North Carolina courts review the behavior and intentions of the corporate directors with a focus on the process, rather than the results.  The Rule prevents courts from exercising "twenty-twenty hindsight" about director decisions and instead focuses on the actions leading up to those decisions.  This means that board members don't have to be right when they make a decision; they just have to act in a manner consistent with their required fiduciary duties.

What's the Catch?

The Business Judgment Rule doesn't provide directors with free reign to act however they want; they are still subject to fiduciary duties.  The Rule provides an assumption that directors acted in accordance with their fiduciary duties and forces anyone challenging this assumption to prove otherwise.  But, like any good assumption, the Rule can be rebutted.

A Cautionary Tale

In order to overcome the Rule, the opposing party must show that the directors (1) did not act on an informed basis (i.e., they failed to avail themselves of all reasonably available information), (2) acted in bad faith or (3) did not honestly believe they were acting in the best interest of the corporation. 

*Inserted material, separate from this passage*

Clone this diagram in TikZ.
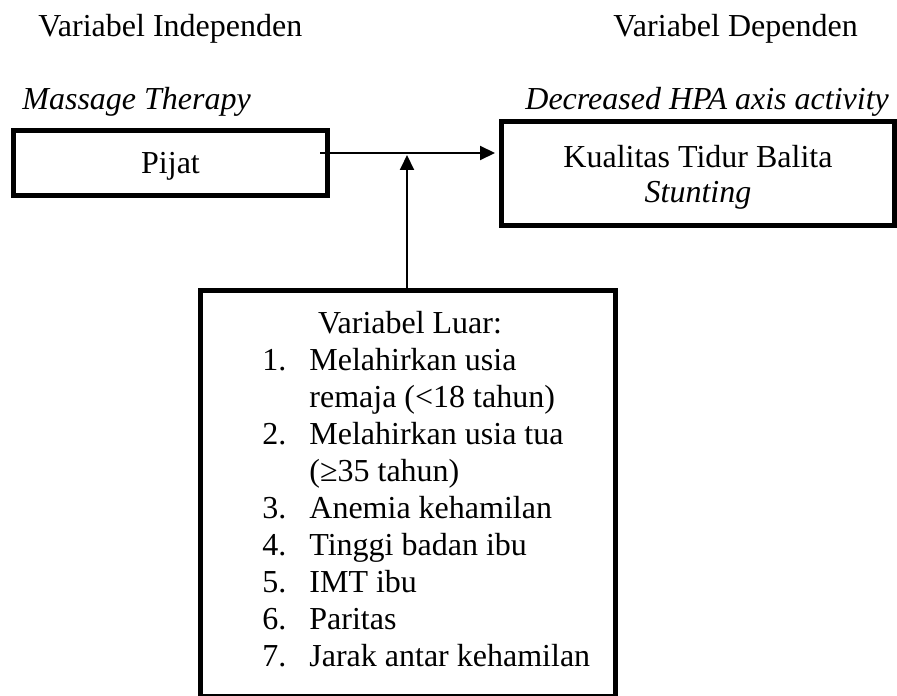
\documentclass[tikz,border=0pt]{standalone}
\usepackage{fontspec}
\setmainfont{Liberation Serif}
\usetikzlibrary{arrows.meta}
\usetikzlibrary{positioning}
\tikzstyle{box}=[draw,line width=2.5pt,inner sep=0pt]
\tikzstyle{hit}=[-{Triangle[length=7.5pt,width=7pt]},line width=1pt]
\tikzstyle{lbl}=[anchor=base west,inner sep=0pt]

\begin{document}
\begin{tikzpicture}[x=0.5pt,y=-0.5pt,font=\fontsize{16pt}{17.5pt}\selectfont]
\useasboundingbox (0,0) rectangle (897,695);
% headings
\node[lbl] (indep) at (38,37) {Variabel Independen};
\node[lbl] (dep) at (613,37) {Variabel Dependen};
\node[lbl] (massage) at (22,110) {\itshape Massage Therapy};
\node[lbl] (hpa) at (525,110) {\itshape Decreased HPA axis activity};
% boxes
\node[box,minimum width=157pt,minimum height=32.5pt,text depth=0pt] (pijat)
  at (170.5,163) {Pijat};
\node[box,minimum width=196.5pt,minimum height=52pt,align=center,text depth=0pt]
  (kualitas) at (698,173.5) {Kualitas Tidur Balita\\\itshape Stunting};
\node[box,minimum width=207.5pt,minimum height=203pt] (luar) at (408,493.5) {};
\node[anchor=base,inner sep=0pt] (judul) at (410,333) {Variabel Luar:};
\foreach \y/\n in {370/1,444/2,518/3,555/4,592/5,629/6,666/7}
  \node[lbl] (no\n) at (262,\y) {\n.};
\foreach \y/\txt in {370/Melahirkan usia,407/remaja (<18 tahun),
  444/Melahirkan usia tua,481/(≥35 tahun),518/Anemia kehamilan,
  555/Tinggi badan ibu,592/IMT ibu,629/Paritas,666/Jarak antar kehamilan}
  \node[lbl] (txt\y) at (309,\y) {\txt};
% connectors
\coordinate (start) at (320,153);
\coordinate (junction) at (407,153);
\draw[hit,shorten >=2pt] (start) -- (kualitas.west |- start);
\draw[hit,shorten >=1pt] (luar.north -| junction) -- (junction);
\end{tikzpicture}
\end{document}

In F.D.I.C. ex rel., the Fourth Circuit explicitly rejected the application of the Rule to shield personal liability for bank officers who were approving loans without exercising proper diligence in reviewing loan applications.  For example, officers did not review relevant documents prior to approving loans and were following credit administration and audit processes that were significantly flawed.  These officers failed to act in accordance with generally accepted industry practices and therefore did not exercise due care when considering the loan applications and approvals.  Consequently, the court found that they could no longer rely on the Rule to justify those actions and could be found personally liable for their actions.

What Does This All Mean?

The Business Judgment Rule is an important evidentiary presumption in North Carolina.  It allows corporate directors to shield themselves from personal liability if they've acted in good faith, with due care and in the best interest of the corporation.  The Business Judgment Rule encourages volunteers and high net-worth individuals to serve on corporate boards.  More importantly, the Business Judgment Rule allows directors to make responsible decisions without the fear of being held liable if that decision happens to be wrong.